REQUEST:
Copy exactly the lines from the start of the material through the line with "const GREEN = '#008000';". Pictures stay out of the copy.

SUPPLIED DATA:
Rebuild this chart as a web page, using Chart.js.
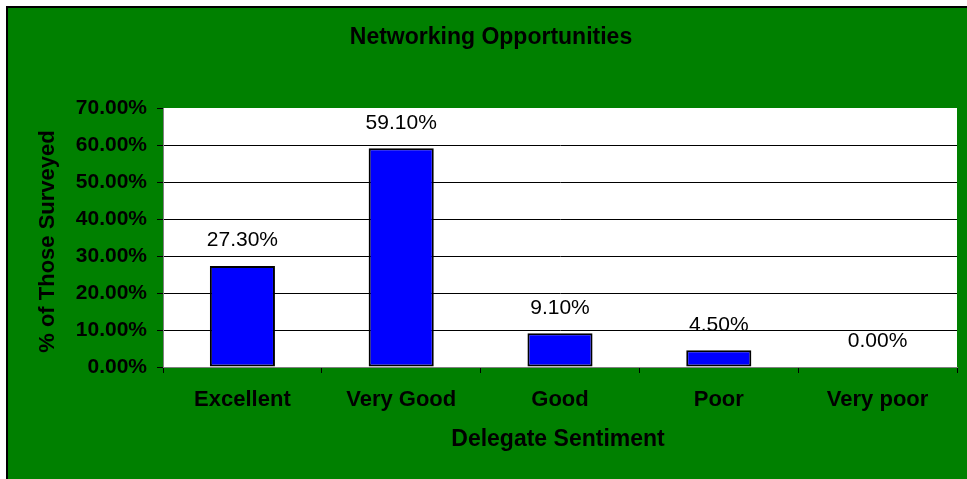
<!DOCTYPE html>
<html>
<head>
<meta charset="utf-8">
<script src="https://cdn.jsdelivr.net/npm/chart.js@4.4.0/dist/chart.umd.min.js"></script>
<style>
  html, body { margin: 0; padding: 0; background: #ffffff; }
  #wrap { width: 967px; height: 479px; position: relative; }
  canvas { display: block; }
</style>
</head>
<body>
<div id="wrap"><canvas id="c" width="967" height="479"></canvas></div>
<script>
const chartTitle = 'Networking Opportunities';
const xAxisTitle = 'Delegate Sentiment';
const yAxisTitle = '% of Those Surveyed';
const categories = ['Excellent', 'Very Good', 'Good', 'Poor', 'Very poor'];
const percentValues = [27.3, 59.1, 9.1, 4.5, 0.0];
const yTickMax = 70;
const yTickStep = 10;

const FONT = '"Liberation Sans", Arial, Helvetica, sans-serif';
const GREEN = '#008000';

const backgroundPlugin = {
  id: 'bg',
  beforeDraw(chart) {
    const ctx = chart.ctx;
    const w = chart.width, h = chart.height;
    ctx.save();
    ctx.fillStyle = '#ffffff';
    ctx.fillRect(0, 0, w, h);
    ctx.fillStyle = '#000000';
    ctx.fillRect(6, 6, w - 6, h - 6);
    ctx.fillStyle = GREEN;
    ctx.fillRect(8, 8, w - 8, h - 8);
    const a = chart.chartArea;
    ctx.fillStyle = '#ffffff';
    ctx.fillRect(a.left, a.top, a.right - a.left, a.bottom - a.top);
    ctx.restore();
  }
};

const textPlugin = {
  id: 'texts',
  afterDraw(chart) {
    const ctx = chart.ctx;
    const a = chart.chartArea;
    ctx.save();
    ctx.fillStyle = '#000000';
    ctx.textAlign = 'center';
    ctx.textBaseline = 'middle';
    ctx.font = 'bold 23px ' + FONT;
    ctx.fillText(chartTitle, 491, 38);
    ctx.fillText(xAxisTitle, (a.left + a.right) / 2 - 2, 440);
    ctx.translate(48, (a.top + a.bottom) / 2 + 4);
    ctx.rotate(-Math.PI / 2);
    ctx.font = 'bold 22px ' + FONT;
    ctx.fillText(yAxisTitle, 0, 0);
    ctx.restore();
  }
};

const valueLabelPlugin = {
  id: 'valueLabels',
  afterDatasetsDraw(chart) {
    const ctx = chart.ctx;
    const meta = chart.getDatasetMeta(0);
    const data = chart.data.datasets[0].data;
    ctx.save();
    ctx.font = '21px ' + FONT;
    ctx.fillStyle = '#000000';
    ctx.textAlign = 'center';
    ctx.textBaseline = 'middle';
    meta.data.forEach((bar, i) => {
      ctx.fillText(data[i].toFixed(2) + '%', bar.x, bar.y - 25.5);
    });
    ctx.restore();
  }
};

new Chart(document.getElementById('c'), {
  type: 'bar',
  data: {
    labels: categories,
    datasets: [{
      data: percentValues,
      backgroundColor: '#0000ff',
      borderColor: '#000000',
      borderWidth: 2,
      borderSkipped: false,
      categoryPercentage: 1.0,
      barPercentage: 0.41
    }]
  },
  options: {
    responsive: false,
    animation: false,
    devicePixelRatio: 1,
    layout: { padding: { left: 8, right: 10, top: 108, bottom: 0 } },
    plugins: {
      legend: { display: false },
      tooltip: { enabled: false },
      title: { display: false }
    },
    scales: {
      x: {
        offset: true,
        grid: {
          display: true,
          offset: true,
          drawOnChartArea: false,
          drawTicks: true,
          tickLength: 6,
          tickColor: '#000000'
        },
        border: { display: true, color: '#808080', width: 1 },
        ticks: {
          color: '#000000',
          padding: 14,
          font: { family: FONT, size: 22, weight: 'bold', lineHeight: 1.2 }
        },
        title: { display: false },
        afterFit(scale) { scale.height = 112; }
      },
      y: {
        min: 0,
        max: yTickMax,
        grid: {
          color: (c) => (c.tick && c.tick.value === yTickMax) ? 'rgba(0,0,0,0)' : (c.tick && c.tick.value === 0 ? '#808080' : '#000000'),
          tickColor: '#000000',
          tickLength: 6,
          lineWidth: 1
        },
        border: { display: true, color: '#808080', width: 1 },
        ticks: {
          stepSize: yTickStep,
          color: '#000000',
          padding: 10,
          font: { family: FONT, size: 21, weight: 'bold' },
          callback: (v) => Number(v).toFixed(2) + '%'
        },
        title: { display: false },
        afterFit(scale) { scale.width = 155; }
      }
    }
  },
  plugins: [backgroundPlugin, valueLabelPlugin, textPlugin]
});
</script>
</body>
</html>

RESULT OF THIS EXERCISE:
Rebuild this chart as a web page, using Chart.js.
<!DOCTYPE html>
<html>
<head>
<meta charset="utf-8">
<script src="https://cdn.jsdelivr.net/npm/chart.js@4.4.0/dist/chart.umd.min.js"></script>
<style>
  html, body { margin: 0; padding: 0; background: #ffffff; }
  #wrap { width: 967px; height: 479px; position: relative; }
  canvas { display: block; }
</style>
</head>
<body>
<div id="wrap"><canvas id="c" width="967" height="479"></canvas></div>
<script>
const chartTitle = 'Networking Opportunities';
const xAxisTitle = 'Delegate Sentiment';
const yAxisTitle = '% of Those Surveyed';
const categories = ['Excellent', 'Very Good', 'Good', 'Poor', 'Very poor'];
const percentValues = [27.3, 59.1, 9.1, 4.5, 0.0];
const yTickMax = 70;
const yTickStep = 10;

const FONT = '"Liberation Sans", Arial, Helvetica, sans-serif';
const GREEN = '#008000';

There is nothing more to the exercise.